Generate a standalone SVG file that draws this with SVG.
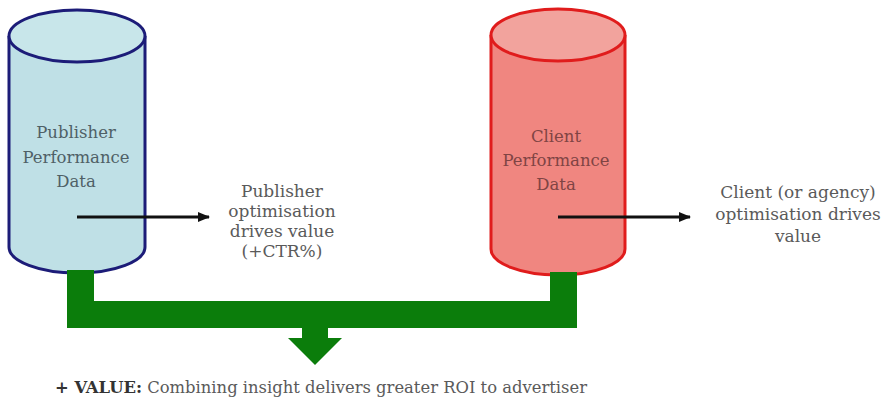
<svg xmlns="http://www.w3.org/2000/svg" width="885" height="404" viewBox="0 0 885 404">
<defs>
<marker id="ah" markerWidth="12" markerHeight="12" refX="11" refY="6" orient="auto" markerUnits="userSpaceOnUse">
<path d="M0,1 L12,6 L0,11 Z" fill="#111"/>
</marker>
</defs>
<style>
.lbl{font-family:"DejaVu Serif","Liberation Serif",serif;font-size:17px;fill:#5a5a5a;text-anchor:middle}
.cyl{font-family:"DejaVu Serif","Liberation Serif",serif;font-size:16.5px;text-anchor:middle}
.bot{font-family:"DejaVu Serif","Liberation Serif",serif;font-size:16px;fill:#5a5a5a}
.arrow{stroke:#111;stroke-width:3;fill:none}
.green{fill:#0b7d0b}
</style>
<rect width="885" height="404" fill="#fff"/>
<g id="publisher-data">
<path d="M9,36 L9,247 A68,26 0 0 0 145,247 L145,36" fill="#bfe0e6" stroke="#1c1c78" stroke-width="3"/>
<ellipse cx="77" cy="36" rx="68" ry="26" fill="#c8e6ea" stroke="#1c1c78" stroke-width="3"/>
<text class="cyl" fill="#4f6066"><tspan x="76" y="138">Publisher</tspan><tspan x="76" y="163">Performance</tspan><tspan x="76" y="187">Data</tspan></text>
</g>
<g id="client-data">
<path d="M491,35 L491,249 A67,26 0 0 0 625,249 L625,35" fill="#f08680" stroke="#e01c1c" stroke-width="3"/>
<ellipse cx="558" cy="35" rx="67" ry="26" fill="#f2a39d" stroke="#e01c1c" stroke-width="3"/>
<text class="cyl" fill="#804444"><tspan x="556" y="142">Client</tspan><tspan x="556" y="166">Performance</tspan><tspan x="556" y="190">Data</tspan></text>
</g>
<g id="publisher-label">
<text class="lbl"><tspan x="282" y="197">Publisher</tspan><tspan x="282" y="217">optimisation</tspan><tspan x="282" y="237">drives value</tspan><tspan x="282" y="257">(+CTR%)</tspan></text>
</g>
<g id="client-label">
<text class="lbl"><tspan x="798" y="198">Client (or agency)</tspan><tspan x="798" y="220">optimisation drives</tspan><tspan x="798" y="242">value</tspan></text>
</g>
<g id="value-label">
<text class="bot" x="55" y="393" textLength="532" lengthAdjust="spacingAndGlyphs"><tspan font-weight="bold" fill="#333">+ VALUE:</tspan> Combining insight delivers greater ROI to advertiser</text>
</g>
<g id="connectors">
<path class="green" d="M67,270 L94,270 L94,301 L550,301 L550,272 L577,272 L577,328 L328,328 L328,338 L342,338 L315,365 L288,338 L302,338 L302,328 L67,328 Z"/>
<line class="arrow" x1="77" y1="217" x2="209" y2="217" marker-end="url(#ah)"/>
<line class="arrow" x1="558" y1="217" x2="690" y2="217" marker-end="url(#ah)"/>
</g>
</svg>
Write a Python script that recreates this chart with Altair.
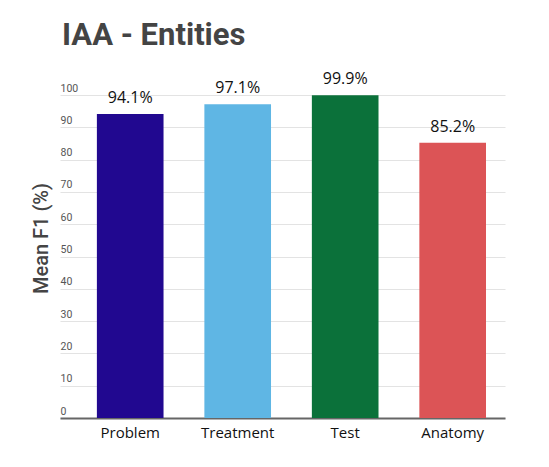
import altair as alt
import pandas as pd

# values
categories = ["Problem", "Treatment", "Test", "Anatomy"]
mean_f1 = [94.1, 97.1, 99.9, 85.2]
labels = ["94.1%", "97.1%", "99.9%", "85.2%"]
colors = ["#210890", "#5fb6e4", "#0b713a", "#dc5456"]

data = pd.DataFrame({"entity": categories, "f1": mean_f1, "label": labels})

x = alt.X(
    "entity:N",
    sort=categories,
    title=None,
    scale=alt.Scale(paddingInner=0.38, paddingOuter=0.26, align=0.66),
    axis=alt.Axis(
        labelAngle=0,
        labelFont="Open Sans",
        labelFontSize=15,
        labelColor="#111",
        labelPadding=7,
        ticks=False,
        domainColor="#666",
        domainWidth=2,
        grid=False,
    ),
)
y = alt.Y(
    "f1:Q",
    title="Mean F1 (%)",
    scale=alt.Scale(domain=[0, 100], nice=False),
    axis=alt.Axis(
        values=list(range(0, 101, 10)),
        labelAlign="left",
        labelBaseline="bottom",
        labelPadding=0,
        labelFont="Roboto",
        labelFontSize=10.5,
        labelColor="#555",
        labelOffset=-2,
        ticks=False,
        domain=False,
        gridColor="#e3e3e3",
        gridWidth=1,
        titleFont="Roboto",
        titleFontSize=20,
        titleFontWeight=500,
        titleColor="#444",
        titlePadding=9,
        titleY=143,
    ),
)

bars = alt.Chart(data).mark_bar().encode(
    x=x,
    y=y,
    color=alt.Color("entity:N", sort=categories,
                    scale=alt.Scale(domain=categories, range=colors), legend=None),
)

text = alt.Chart(data).mark_text(
    baseline="bottom", dy=-8, font="Open Sans", fontSize=16, color="#111"
).encode(x=x, y=y, text="label:N")

chart = (
    (bars + text)
    .properties(
        width=445,
        height=323,
        padding={"left": 52, "top": 87, "right": 36, "bottom": 35},
        autosize=alt.AutoSizeParams(type="none"),
        title=alt.TitleParams(
            "IAA - Entities",
            font="Roboto",
            fontSize=31,
            fontWeight="bold",
            color="#444",
            anchor="start",
            offset=19,
            dx=31,
        ),
    )
    .configure_view(stroke=None)
)

chart.save("out.html", embed_options={"renderer": "svg", "actions": False})
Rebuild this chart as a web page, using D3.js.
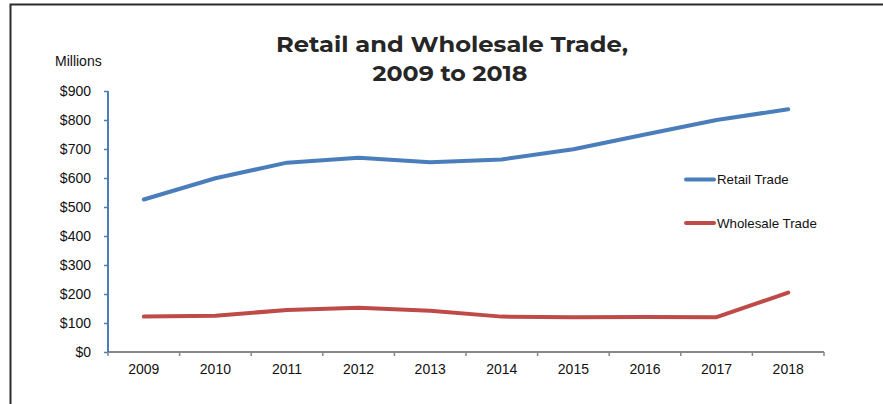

▸ **THE EXERCISE**
Retype every record above exactly as written, but leave out the pictures.

▸ **ANSWER TO THE PROBLEM**
Generate a standalone SVG file that draws this with SVG.
<svg xmlns="http://www.w3.org/2000/svg" width="885" height="404" viewBox="0 0 885 404">
<defs>
<marker id="ah" markerWidth="12" markerHeight="12" refX="11" refY="6" orient="auto" markerUnits="userSpaceOnUse">
<path d="M0,1 L12,6 L0,11 Z" fill="#111"/>
</marker>
</defs>
<style>
.lbl{font-family:"DejaVu Serif","Liberation Serif",serif;font-size:17px;fill:#5a5a5a;text-anchor:middle}
.cyl{font-family:"DejaVu Serif","Liberation Serif",serif;font-size:16.5px;text-anchor:middle}
.bot{font-family:"DejaVu Serif","Liberation Serif",serif;font-size:16px;fill:#5a5a5a}
.arrow{stroke:#111;stroke-width:3;fill:none}
.green{fill:#0b7d0b}
</style>
<rect width="885" height="404" fill="#fff"/>
<g id="publisher-data">
<path d="M9,36 L9,247 A68,26 0 0 0 145,247 L145,36" fill="#bfe0e6" stroke="#1c1c78" stroke-width="3"/>
<ellipse cx="77" cy="36" rx="68" ry="26" fill="#c8e6ea" stroke="#1c1c78" stroke-width="3"/>
<text class="cyl" fill="#4f6066"><tspan x="76" y="138">Publisher</tspan><tspan x="76" y="163">Performance</tspan><tspan x="76" y="187">Data</tspan></text>
</g>
<g id="client-data">
<path d="M491,35 L491,249 A67,26 0 0 0 625,249 L625,35" fill="#f08680" stroke="#e01c1c" stroke-width="3"/>
<ellipse cx="558" cy="35" rx="67" ry="26" fill="#f2a39d" stroke="#e01c1c" stroke-width="3"/>
<text class="cyl" fill="#804444"><tspan x="556" y="142">Client</tspan><tspan x="556" y="166">Performance</tspan><tspan x="556" y="190">Data</tspan></text>
</g>
<g id="publisher-label">
<text class="lbl"><tspan x="282" y="197">Publisher</tspan><tspan x="282" y="217">optimisation</tspan><tspan x="282" y="237">drives value</tspan><tspan x="282" y="257">(+CTR%)</tspan></text>
</g>
<g id="client-label">
<text class="lbl"><tspan x="798" y="198">Client (or agency)</tspan><tspan x="798" y="220">optimisation drives</tspan><tspan x="798" y="242">value</tspan></text>
</g>
<g id="value-label">
<text class="bot" x="55" y="393" textLength="532" lengthAdjust="spacingAndGlyphs"><tspan font-weight="bold" fill="#333">+ VALUE:</tspan> Combining insight delivers greater ROI to advertiser</text>
</g>
<g id="connectors">
<path class="green" d="M67,270 L94,270 L94,301 L550,301 L550,272 L577,272 L577,328 L328,328 L328,338 L342,338 L315,365 L288,338 L302,338 L302,328 L67,328 Z"/>
<line class="arrow" x1="77" y1="217" x2="209" y2="217" marker-end="url(#ah)"/>
<line class="arrow" x1="558" y1="217" x2="690" y2="217" marker-end="url(#ah)"/>
</g>
</svg>
Write a Python script that recreates this chart with Altair.
import altair as alt
import pandas as pd

# values
categories = ["Problem", "Treatment", "Test", "Anatomy"]
mean_f1 = [94.1, 97.1, 99.9, 85.2]
labels = ["94.1%", "97.1%", "99.9%", "85.2%"]
colors = ["#210890", "#5fb6e4", "#0b713a", "#dc5456"]

data = pd.DataFrame({"entity": categories, "f1": mean_f1, "label": labels})

x = alt.X(
    "entity:N",
    sort=categories,
    title=None,
    scale=alt.Scale(paddingInner=0.38, paddingOuter=0.26, align=0.66),
    axis=alt.Axis(
        labelAngle=0,
        labelFont="Open Sans",
        labelFontSize=15,
        labelColor="#111",
        labelPadding=7,
        ticks=False,
        domainColor="#666",
        domainWidth=2,
        grid=False,
    ),
)
y = alt.Y(
    "f1:Q",
    title="Mean F1 (%)",
    scale=alt.Scale(domain=[0, 100], nice=False),
    axis=alt.Axis(
        values=list(range(0, 101, 10)),
        labelAlign="left",
        labelBaseline="bottom",
        labelPadding=0,
        labelFont="Roboto",
        labelFontSize=10.5,
        labelColor="#555",
        labelOffset=-2,
        ticks=False,
        domain=False,
        gridColor="#e3e3e3",
        gridWidth=1,
        titleFont="Roboto",
        titleFontSize=20,
        titleFontWeight=500,
        titleColor="#444",
        titlePadding=9,
        titleY=143,
    ),
)

bars = alt.Chart(data).mark_bar().encode(
    x=x,
    y=y,
    color=alt.Color("entity:N", sort=categories,
                    scale=alt.Scale(domain=categories, range=colors), legend=None),
)

text = alt.Chart(data).mark_text(
    baseline="bottom", dy=-8, font="Open Sans", fontSize=16, color="#111"
).encode(x=x, y=y, text="label:N")

chart = (
    (bars + text)
    .properties(
        width=445,
        height=323,
        padding={"left": 52, "top": 87, "right": 36, "bottom": 35},
        autosize=alt.AutoSizeParams(type="none"),
        title=alt.TitleParams(
            "IAA - Entities",
            font="Roboto",
            fontSize=31,
            fontWeight="bold",
            color="#444",
            anchor="start",
            offset=19,
            dx=31,
        ),
    )
    .configure_view(stroke=None)
)

chart.save("out.html", embed_options={"renderer": "svg", "actions": False})
Rebuild this chart as a web page, using D3.js.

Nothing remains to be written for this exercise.